Many physicians are now recommending observation before medication and some doctors are now sending parents home with a "safety net" prescription, one to have on hand in case the situation worsens. Parents are encouraged to ask their doctor for specifics on the timeline for observation, which most doctors say last one to three days. Parents should also watch for pain.


Tunkle stated that observation isn't advised for all kids, even if they're healthy and 2 years or older and if a child with a fever of 102 or more would typically be treated."We don't want to withhold antibiotics from kids," he said.

These guidelines are aimed to address concerns about resistance to antibiotics that can develop from overuse. In fact, a study reported in the British journal BMJ in July found that ear infections come back more often in kids who've been treated with antibiotics. In the three years after being treated for an ear infection, 63 percent of the kids who were given the antibiotic amoxicillin had recurrent ear infections, compared with 43 percent of those not treated with an antibiotic.
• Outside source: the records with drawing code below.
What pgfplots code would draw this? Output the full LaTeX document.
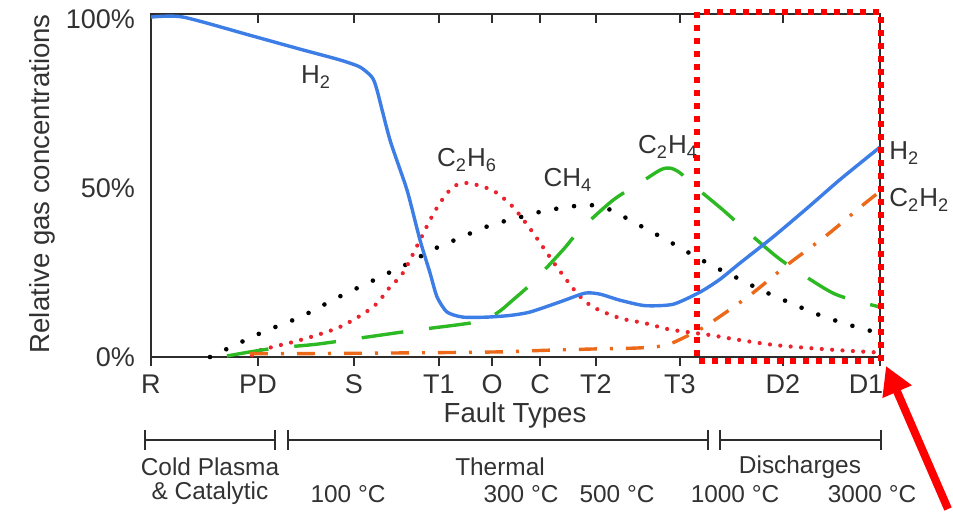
\documentclass[border=0pt]{standalone}
\usepackage{pgfplots}
\pgfplotsset{compat=1.18}
\usepackage{fontspec}
\setmainfont{Liberation Sans}
\usetikzlibrary{arrows.meta}
\definecolor{hblue}{RGB}{60,125,230}
\definecolor{cred}{RGB}{235,35,45}
\definecolor{cgreen}{RGB}{45,185,35}
\definecolor{corange}{RGB}{235,105,25}
\definecolor{textgray}{RGB}{50,50,50}
\definecolor{axisgray}{RGB}{45,45,45}
\definecolor{boxred}{RGB}{255,0,0}
\begin{document}
\begin{tikzpicture}[font=\fontsize{12.5}{15}\selectfont]
\begin{scope}[x=0.5pt,y=-0.5pt,shift={(-75.5pt,178.5pt)}]
\useasboundingbox (0,0) rectangle (953,509);
\end{scope}
\begin{axis}[
  scale only axis, width=364.5pt, height=171.5pt,
  xmin=151, xmax=880, ymin=0, ymax=101.5,
  axis line style={draw=axisgray, line width=1.2pt},
  xtick={151,258,354,439,492,540,596,680,783,880},
  xticklabels={R,PD,S,T1,O,C,T2,T3,D2,{\hspace*{-14pt}D1}},
  xtick pos=left, tick align=outside, major tick length=4.5pt,
  xtick style={draw=axisgray, line width=1.2pt},
  xticklabel style={yshift=-1pt},
  ytick={0,50,100}, yticklabels={0\%,50\%,100\%},
  ytick style={draw=none},
  ticklabel style={text=textgray, font=\fontsize{13.5}{16}\selectfont},
  xlabel={Fault Types}, ylabel={Relative gas concentrations},
  label style={text=textgray, font=\fontsize{13.8}{16}\selectfont},
  xlabel style={at={(axis description cs:0.4993,-0.169)}, anchor=center},
  ylabel style={at={(axis description cs:-0.1495,0.505)}, anchor=center},
  clip=false,
]
% CH4 (black dotted)
\addplot[black, line width=2.3pt, line cap=round, dash pattern=on 0pt off 9pt, smooth, tension=0.5] coordinates {
(210,0)(227,2.4)(263,7.4)(300,11.8)(335,17.2)(353,19.8)(370,22.2)(388,24.8)(407,27.5)(423,30.2)(442,33.1)(460,35.2)(478,37.6)(497,39.6)(517,41.1)(535,42.6)(555,43.8)(573,44.6)(590,45)(610,43.6)(630,40.5)(648,37.6)(665,34.9)(682,32)(700,29)(717,26.3)(735,23.7)(753,21)(770,18.6)(788,16.3)(807,13.9)(825,11.8)(844,10)(863,8.3)(880,7.1)};
% C2H6 (red dotted)
\addplot[cred, line width=2.1pt, line cap=round, dash pattern=on 0pt off 5.2pt, smooth, tension=0.5] coordinates {
(252,0.5)(260,2)(300,5)(340,8.9)(373,14.8)(390,20.7)(403,24.9)(420,34.6)(430,40.5)(440,45.6)(453,50.3)(467,51.5)(487,50)(497,48.5)(513,44.4)(530,38)(547,30.8)(557,26.6)(577,18.9)(593,14.8)(620,11.5)(645,10)(667,8.3)(687,7.4)(710,6.5)(740,5)(773,3.6)(807,2.7)(840,2)(880,1.3)};
% C2H4 (green dashed)
\addplot[cgreen, line width=1.7pt, dash pattern=on 21pt off 13pt, smooth, tension=0.5] coordinates {
(227,0.3)(250,1.5)(277,2.7)(317,3.8)(367,5.9)(417,8)(477,10.4)(497,13)(513,16.9)(533,22.2)(563,31.7)(580,37.6)(613,46.4)(640,51.5)(660,55.3)(670,55.9)(680,54.5)(693,50.9)(723,43.5)(743,38.2)(777,29.6)(800,24.9)(833,18.9)(860,16.3)(880,14.8)};
% C2H2 (orange dash-dot)
\addplot[corange, line width=1.7pt, dash pattern=on 9pt off 6.5pt on 1.5pt off 6.5pt, smooth, tension=0.5] coordinates {
(250,1)(300,1)(400,1.2)(497,1.5)(547,2)(597,2.4)(640,2.7)(667,3.6)(693,7.1)(710,10)(750,18.3)(787,27.2)(827,36.1)(863,45)(880,49)};
% H2 (blue solid)
\addplot[hblue, line width=1.7pt, smooth, tension=0.4] coordinates {
(151,100.6)(183,100.6)(250,95.2)(300,91.1)(340,87.9)(360,85.8)(372,82.8)(377,79)(390,64.2)(407,49.4)(420,34.6)(430,24.9)(437,17.8)(447,13.3)(463,11.8)(487,11.8)(510,12.3)(530,13.3)(560,16.3)(585,18.9)(600,18.6)(620,16.8)(645,15.2)(673,15.6)(700,19.2)(720,23)(740,27.8)(773,35.5)(807,44)(840,52.5)(880,62.1)};
\end{axis}
\begin{scope}[x=0.5pt,y=-0.5pt,shift={(-75.5pt,178.5pt)}, text=textgray]
% top-axis tick marks pointing inward
\foreach \xx in {258,354,439,492,540,596,680,783}
  \draw[axisgray, line width=1.2pt] (\xx,14) -- (\xx,23);
% series labels
\begin{scope}[font=\fontsize{13}{15}\selectfont]
\node at (316,77) {H\textsubscript{2}};
\node at (467,160) {C\textsubscript{2}H\textsubscript{6}};
\node at (568,180) {CH\textsubscript{4}};
\node at (668,147) {C\textsubscript{2}H\textsubscript{4}};
\node[anchor=west, inner sep=0pt] at (889,153) {H\textsubscript{2}};
\node[anchor=west, inner sep=0pt] at (889,200) {C\textsubscript{2}H\textsubscript{2}};
\end{scope}
% brackets
\draw[axisgray, line width=1pt] (145,440) -- (275,440) (145,430) -- (145,450) (275,430) -- (275,450);
\draw[axisgray, line width=1pt] (288,440) -- (708,440) (288,430) -- (288,450) (708,430) -- (708,450);
\draw[axisgray, line width=1pt] (720,440) -- (881,440) (720,430) -- (720,450) (881,430) -- (881,450);
\begin{scope}[font=\fontsize{12.2}{14}\selectfont]
\node at (210,467) {Cold Plasma};
\node at (210,493) {\& Catalytic};
\node at (500,467) {Thermal};
\node at (800,467) {Discharges};
\node at (348,494) {100 °C};
\node at (521,494) {300 °C};
\node at (617,494) {500 °C};
\node at (735,494) {1000 °C};
\node at (872,494) {3000 °C};
\end{scope}
% highlight box and arrow
\draw[boxred, line width=3pt, dash pattern=on 3pt off 3.5pt] (697,12) rectangle (881,361);
\draw[boxred, line width=4pt, -{Triangle[length=14pt,width=15pt]}] (948,509) -- (886,366);
\end{scope}
\end{tikzpicture}
\end{document}
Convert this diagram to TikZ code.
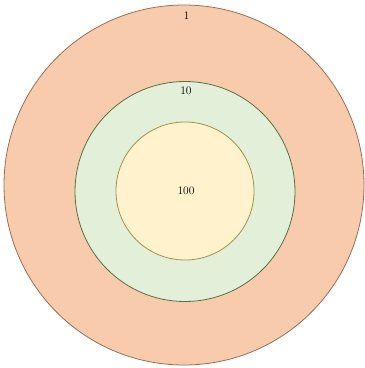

"Parents are becoming used to the idea that antibiotics are not the first choice," Tunkel said. He believes that pain control and pain management might need to take center stage, at least initially. For pain, Rosenfeld suggests ibuprofen over acetaminophen because, he said, "it lasts longer."

"If our goal is to get your child to sleep through the night, you are going to achieve that better with ibuprofen than acetaminophen," he said.

It is thought that someday kids might be able to be vaccinated against ear infections and scientists are currently working on such a vaccine according to a presentation at the 2009 annual meeting of the American Society of Microbiology.

Until then parents need to begin to focus on pain relief rather than antibiotics which makes children resistant and increases the return of the infection.